Are over-reaching prosecutors part of the problem?

2009-11-12 / Editorial

HARDLY A DAY GOES BY when you don't read or hear about our clogged criminal court system, the legal aid crisis and trials that are dragging on interminably.

There's no doubt that part of the problem lies with defence lawyers who waste time as a result of their inexperience or desire to accumulate billable hours, as well as with unrepresented defendants who have little or no idea how to conduct a cross-examination.

However, we think the Crown itself is part of the problem, with over-zealous Crown prosecutors trying to obtain convictions for a more serious offence than the accused's conduct really merits.

A couple of classic examples have surfaced in recent weeks, one involving a Toronto storekeeper who was charged after he made a citizen's arrest of an habitual criminal, and the other involving a mother currently on trial for murder in the death of one of her children.

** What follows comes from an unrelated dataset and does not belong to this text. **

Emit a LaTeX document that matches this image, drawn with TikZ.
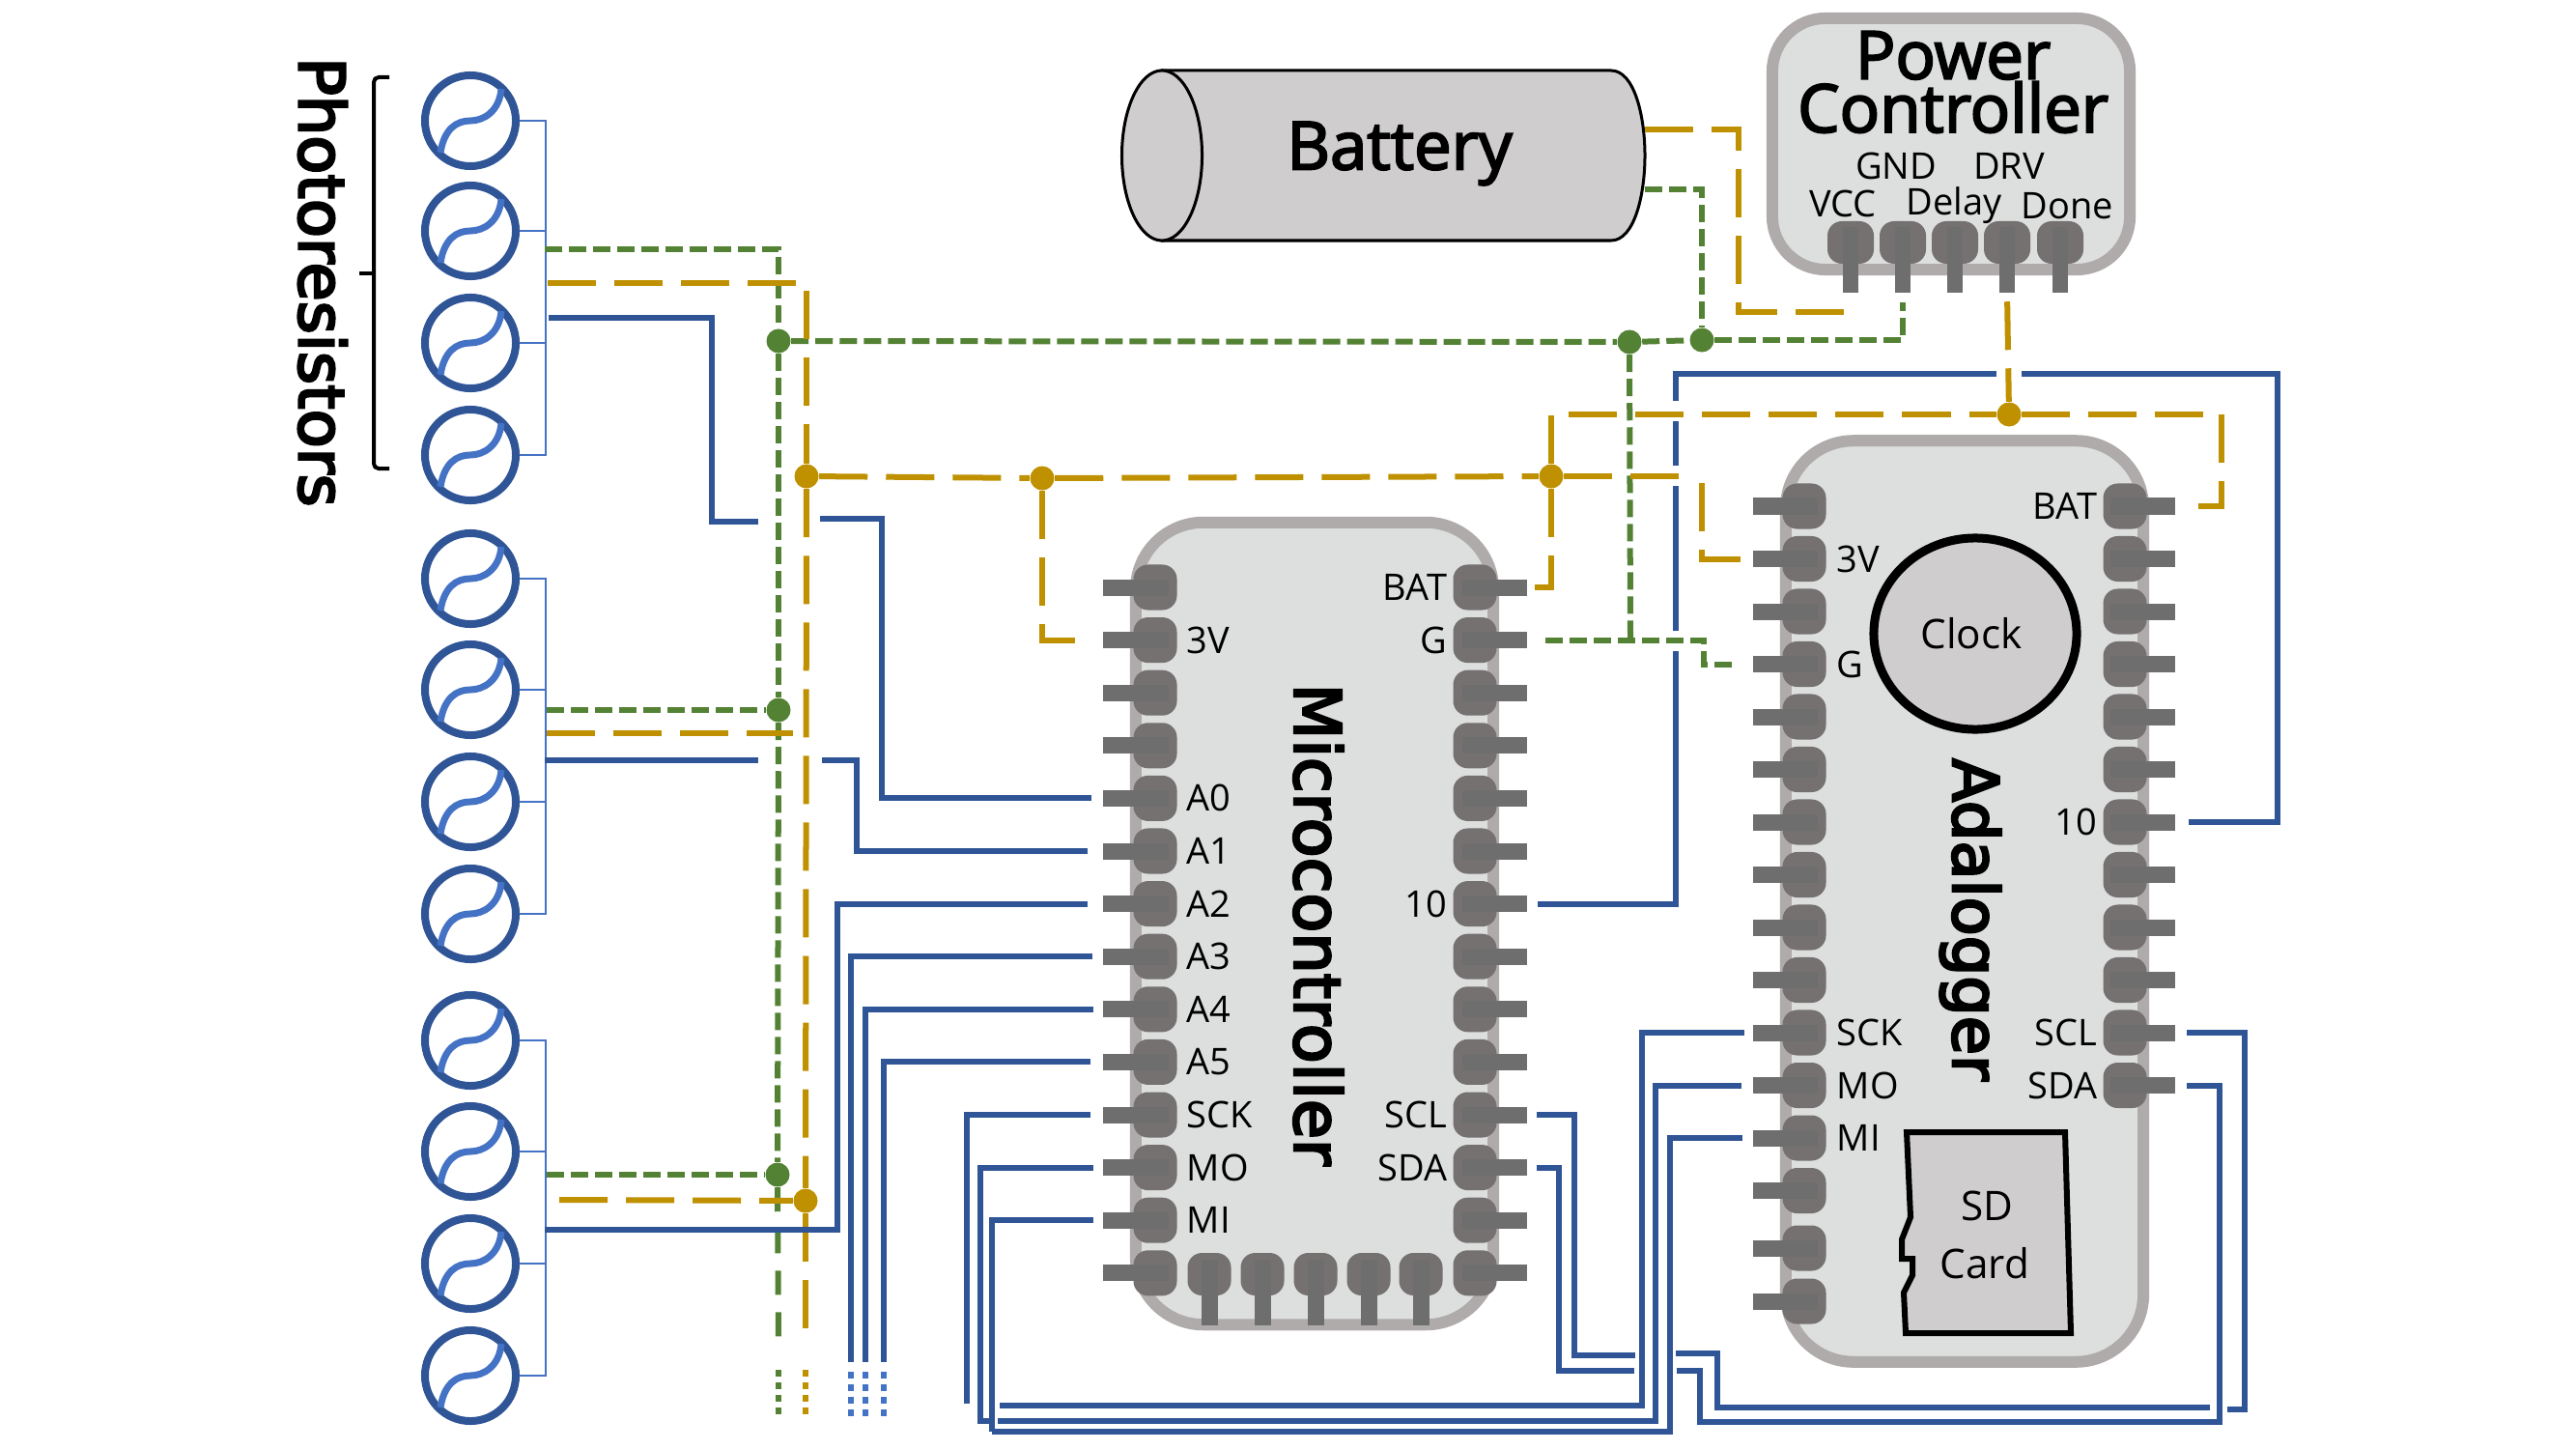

The storekeeper, David Chen, apprehended the serial thief when he returned to the store about an hour after a surveillance camera spotted him removing some produce. Mr. Chen and his employees made a citizen's arrest, chasing the thief and holding him against his will while waiting for police to arrive. Toronto police responded by charging the thief with theft while confronting the storekeeper and his helpers with far more serious allegations, including unlawful confinement, assault and even kidnapping (a charge which has since been dropped).

Given the circumstances, Mr. Chen probably wasn't doing anything more than the average observer would have expected of him — certainly not the sort of thing Parliament intended in legislating penalties for such gross misconduct as kidnapping and forcible confinement.

In fact, the only valid purpose in laying any criminal charge would be to have a judge weigh whether the force Mr. Chen and his employees used was excessive. That could have been accomplished by simply laying a charge of common assault and if the judge agreed that the accused had crossed the line, invite the court to give written reasons and grant a conditional discharge.

Instead, all the Crown apparently has offered is a suspended sentence in exchange for a guilty plea that would leave Mr. Chen with a criminal record for activity that at most was an understandable over-reaction to a property crime.

In the other case, Erika Mendieta faces a possible life sentence with no chance of parole for at least 10 years as the result of the death of a two-year-old daughter. Her trial grabbed a lot of attention last week when a former boyfriend testified that he, not she, was responsible for the child's lethal injuries.

Despite the confession, the prosecutor apparently intends to ask the jury to ignore the testimony and convict the 33-year-old mother of second-degree murder in the face of evidence that she called 911 when the child appeared to be dying.

The little girl died on Nov. 23, 2003, 10 days after Ms. Mendieta placed a frantic 911 call from the family home in the former North York.

An autopsy showed that the child died of blunt force trauma to her head. Her body was covered from head to toe with bruises and marks.

Although the little girl was clearly a victim of culpable homicide, the question to be addressed in such cases is whether there is clear evidence of intent to kill as opposed to a lethal assault brought on by frustration, anger or some other factor that led to a loss of control.

The former live-in boyfriend testified that he had slapped and pushed little Emmily because he couldn't stand the way she and her baby brother were crying, and had also struck the boy, who was not seriously injured. He said Ms. Mendieta was out of the house at the time, picking her other four children up from school.

At this point, it's anyone's guess as to how the Mendieta trial will play out, but we suspect that at least some of the jurors will wind up wondering why the boyfriend was never charged.

But the real questions to be asked are why the Crown went to trial on a charge of second-degree murder rather than manslaughter, and whether it even offered to accept a plea to the lesser offence, which carries a maximum sentence of life but no minimum.

Out in British Columbia, the problem of clogged criminal courts has for years been dealt with effectively by having senior crown attorneys "vet" all serious charges, permitting them to proceed to trial only if there is a strong possibility of conviction. In cases such as the Chen and Mendieta ones, the charges would be reduced or withdrawn.

The result of such a process is the likelihood of a resolution that will be far less costly and time-consuming, either through plea bargains that eliminate the need for a trial or a narrowing of issues that permits a short trial by judge alone rather than a full-fledged jury trial.

Although Ontario supposedly has such a charge-vetting system, there's little evidence that it's being used.